Show that, in none of these cases, you do not have both $m,n$ as whole numbers to get a solution.

Answer 3

Note that

$$m^2 =\sum_{k=1}^m(2k-1)\quad \text{and}\quad n^2 =\sum_{k=1}^n(2k-1)$$

Hence,

$$m^2-n^2 = \sum_{k=n+1}^m(2k-1)\stackrel{!}{=}6$$

It follows that $m\leq 3$ and $n+1\geq 2$, but the possible sums are only $3,5,3+5$. So, there is no solution.

Answer 4

Seems fine though your proof is long.

As for your question regarding generalization to $6j$.

For the special case where $j$ is odd, we also can't have $m^2-n^2=6j$.

Suppose not, then we have $(m+n)(m-n)=6j$.

If $m+n$ and $m-n$ are both odd, then the LHS is odd but RHS is even.

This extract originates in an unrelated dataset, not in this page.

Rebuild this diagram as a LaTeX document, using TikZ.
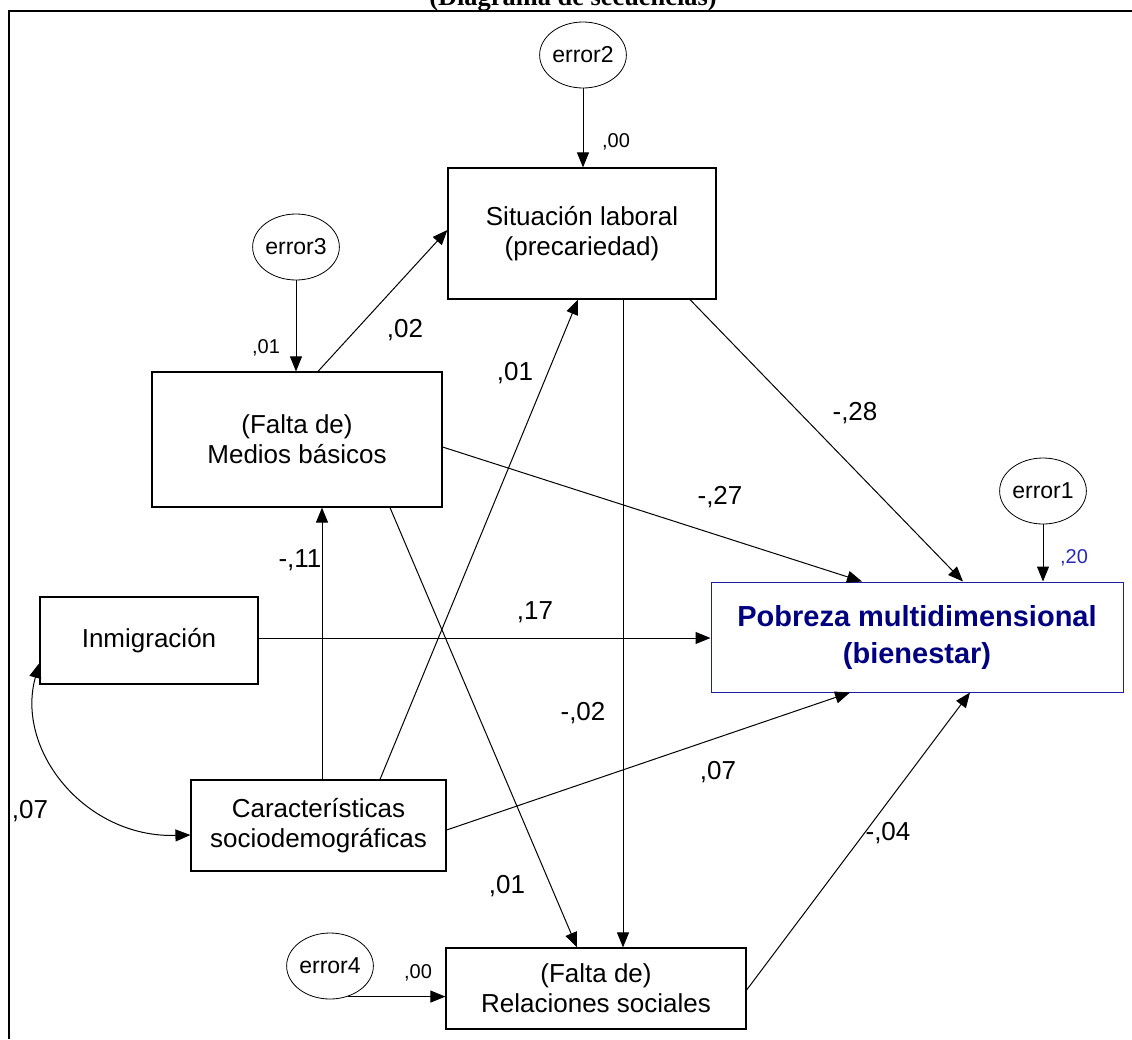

If $m+n$ and $m-n$ are both even, then LHS is a multiple of $4$, but RHS is not a multiple of $4$.

Answer 5

The answers already added are pretty good in my opinion, especially the one by @trancelocation. However, since nobody has approached this via congruences yet, I wanted to do the same.

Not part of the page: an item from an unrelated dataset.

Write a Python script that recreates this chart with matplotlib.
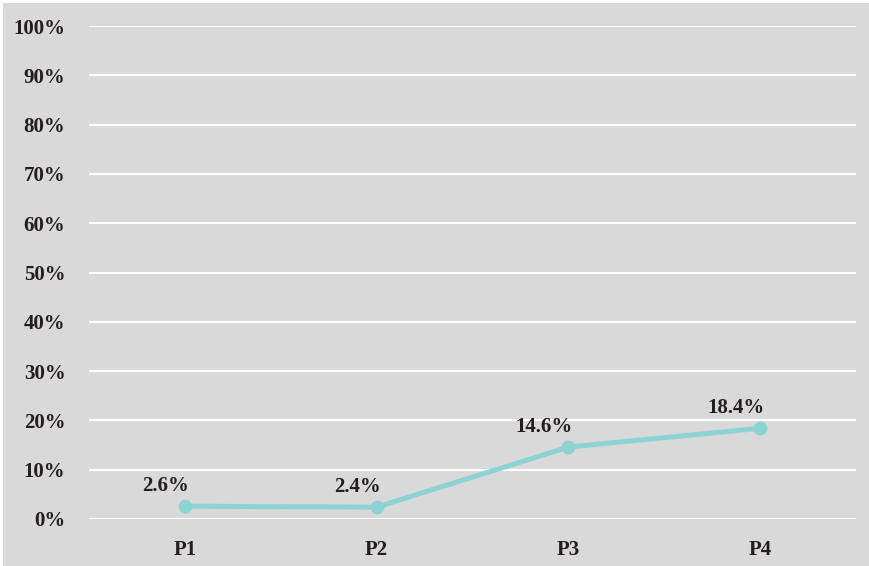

We consider the general case, $m^2-n^2 = 6j, m,n,j \ge 1$. It is an elementary fact that any square is congruent to $0,1$ modulo $4$ according to as it is even or odd. Then, rewriting the equation, we have,

$m^2 = n^2 + 6j \equiv n^2 + 2j \ \bmod 4$

If $n$ is even, we must have $2j \equiv 0 \ \bmod 4 \implies j \equiv 0 \ \bmod 2$.

If $n$ is odd, we again have $2j +1\equiv 1\ \bmod 4 \implies j \equiv 0 \ \bmod 2$.

Hence, the general equation only has solutions if $j$ is even.